Once you have finished, save it and then close it. Do not look at it for a day or two. If you have enough time leave it for a week or even a month. This will open up your mind to think about other things and return to your piece with a fresh new approach.
When reading through your first draft try not to focus too much on spelling grammar and typos. You can concentrate more with this later on.
2. The main focus should be ‘how is my piece working? And how can I make it better?’
For example: If your piece is written in third person, consider how it would be different if it were written in first person. It may help you a great deal to write two versions, one in first and one in third person. This will allow you to play about with your main character. Do you want the reader to be in their head? Knowing only what they know? Or would you prefer them to be slightly distant, only knowing certain thoughts and feelings but always following them throughout the story?
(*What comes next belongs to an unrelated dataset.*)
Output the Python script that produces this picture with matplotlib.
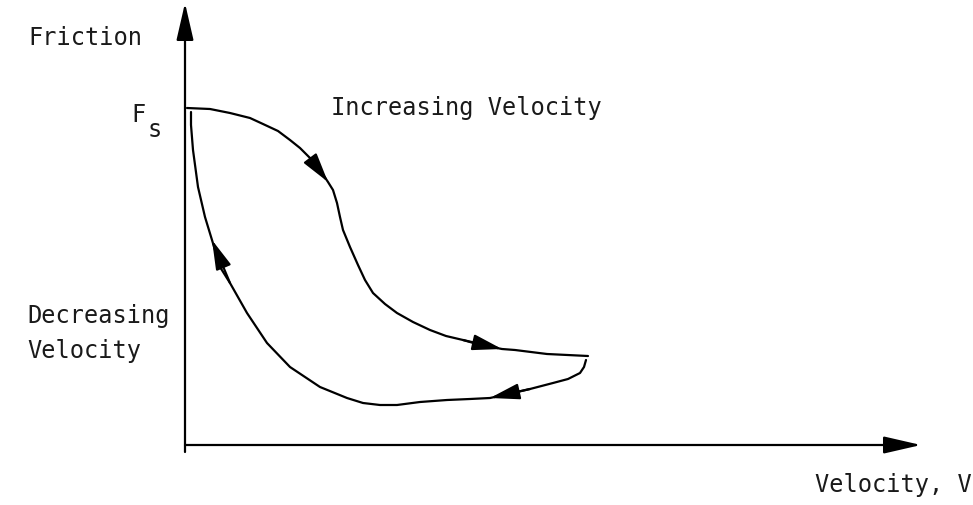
import matplotlib
matplotlib.use("Agg")
import matplotlib.pyplot as plt

# friction loop, velocity v vs friction F (arbitrary units)
inc_v = [0.02, 0.25, 0.45, 0.65, 0.78, 0.93, 1.05, 1.15, 1.25, 1.35, 1.43,
         1.48, 1.52, 1.55, 1.58, 1.65, 1.73, 1.80, 1.88, 2.00, 2.12, 2.28,
         2.45, 2.61, 2.78, 2.92, 3.17, 3.30, 3.62, 4.03]
inc_f = [3.37, 3.36, 3.32, 3.27, 3.21, 3.14, 3.05, 2.97, 2.87, 2.75, 2.63,
         2.55, 2.42, 2.28, 2.15, 1.98, 1.80, 1.65, 1.52, 1.41, 1.32, 1.23,
         1.15, 1.09, 1.05, 1.01, 0.96, 0.95, 0.91, 0.89]

dec_v = [4.01, 3.99, 3.95, 3.83, 3.68, 3.45, 3.32, 3.05, 2.85, 2.62, 2.35,
         2.12, 1.95, 1.78, 1.62, 1.35, 1.05, 0.82, 0.62, 0.45, 0.35, 0.27,
         0.20, 0.13, 0.08, 0.06, 0.06]
dec_f = [0.85, 0.78, 0.72, 0.66, 0.62, 0.56, 0.53, 0.47, 0.46, 0.45, 0.43,
         0.40, 0.40, 0.42, 0.47, 0.58, 0.78, 1.02, 1.32, 1.62, 1.78, 2.05,
         2.28, 2.58, 2.95, 3.20, 3.33]

# arrowheads along the curves: (index of tail point, index of tip point)
inc_arrows = [(8, 10), (24, 26)]
dec_arrows = [(5, 7), (19, 21)]

v_max = 7.36
f_max = 4.42

fig = plt.figure(figsize=(9.73, 5.05), dpi=100)
ax = fig.add_axes([0, 0, 1, 1])
ax.set_xlim(-1.85, 7.88)
ax.set_ylim(-0.60, 4.45)
ax.axis("off")

ink = "black"
lw = 1.6

# axes with arrowheads
axis_head = "-|>,head_length=1.0,head_width=0.23"
ax.annotate("", xy=(0, f_max), xytext=(0, -0.07),
            arrowprops=dict(arrowstyle=axis_head, mutation_scale=23,
                            color=ink, lw=lw, shrinkA=0, shrinkB=0))
ax.annotate("", xy=(v_max, 0), xytext=(0, 0),
            arrowprops=dict(arrowstyle=axis_head, mutation_scale=23,
                            color=ink, lw=lw, shrinkA=0, shrinkB=0))

ax.plot(inc_v, inc_f, color=ink, lw=lw, solid_capstyle="round",
        solid_joinstyle="round")
ax.plot(dec_v, dec_f, color=ink, lw=lw, solid_capstyle="round",
        solid_joinstyle="round")

curve_head = "-|>,head_length=1.0,head_width=0.27"
for a, b in inc_arrows:
    ax.annotate("", xy=(inc_v[b], inc_f[b]), xytext=(inc_v[a], inc_f[a]),
                arrowprops=dict(arrowstyle=curve_head, mutation_scale=18,
                                color=ink, lw=lw, shrinkA=0, shrinkB=0))
for a, b in dec_arrows:
    ax.annotate("", xy=(dec_v[b], dec_f[b]), xytext=(dec_v[a], dec_f[a]),
                arrowprops=dict(arrowstyle=curve_head, mutation_scale=18,
                                color=ink, lw=lw, shrinkA=0, shrinkB=0))

txt = dict(color="#1a1a1a", fontsize=17, family="DejaVu Sans Mono")
ax.text(-1.57, 4.00, "Friction", ha="left", va="baseline", **txt)
ax.text(-0.54, 3.23, "F", ha="left", va="baseline", **txt)
ax.text(-0.37, 3.08, "s", ha="left", va="baseline", **txt)
ax.text(1.46, 3.30, "Increasing Velocity", ha="left", va="baseline", **txt)
ax.text(-1.58, 1.22, "Decreasing", ha="left", va="baseline", **txt)
ax.text(-1.58, 0.87, "Velocity", ha="left", va="baseline", **txt)
ax.text(6.30, -0.47, "Velocity, V", ha="left", va="baseline", **txt)

fig.savefig("out.png", dpi=100)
3. How your story is driven?
Is it character or plot driven and how does this affect the way the story is working? When a story is plot driven it can be common to reveal too much too soon to the reader. Think about what can be kept secret and what needs to be revealed.
4. Clichés are bad.
They’ve been overdone so much that sometimes we can’t help but write them down in our own pieces. Try to avoid these, find a different way to describe something, think of a new metaphor. It might help to make a list of words and phrases that have the same meaning as the clichés but are more obscure. Using a thesaurus is always helpful.
5. Does your dialogue sound real?
Do the characters sound different from each other? If you struggle with dialogue try writing a paragraph in the perspective of each character. Choose a scene where they have importance or feel strongly about something and write as that character. By doing this you’ll find their ‘voice’ and personality easier.
Another tip for dialogue is to write a conversation between two characters as a script. That way you’ll find what words and phrases suit your character and give them a strong personality through what they say.
6. Less is more.
Cutting is better than adding words. Nobody wants to read three pages worth of a description, cut it down and get to the point. It is always best to overwrite your first draft, get it all out, word vomit over that document. This makes it easier for you to picture the description and then cut it down to the precise details that matter.
7. Show don’t tell.
The one rule to rule them all. If you take creative writing as a degree this rule will be engraved into your brain by the end of first year. Show your reader how a problem affects a character. Show how the character develops as a person. Don’t tell them how they have evolved. Examples of this are too much telling of a characters backstory. Let it gradually come into play as the story progresses. The reader doesn’t need to know their entire life story in the first chapter.
8. The physical copy
It’s easier to rewrite when you have a physical copy in your hands. Read through it first and highlight and cross out anything that doesn’t sound right. Then start a new blank document and retype everything. You’ll find that you change and edit a lot more if you start again rather than going through the document itself again. It evens helps with writers block.
Hope this helps, and thanks for reading.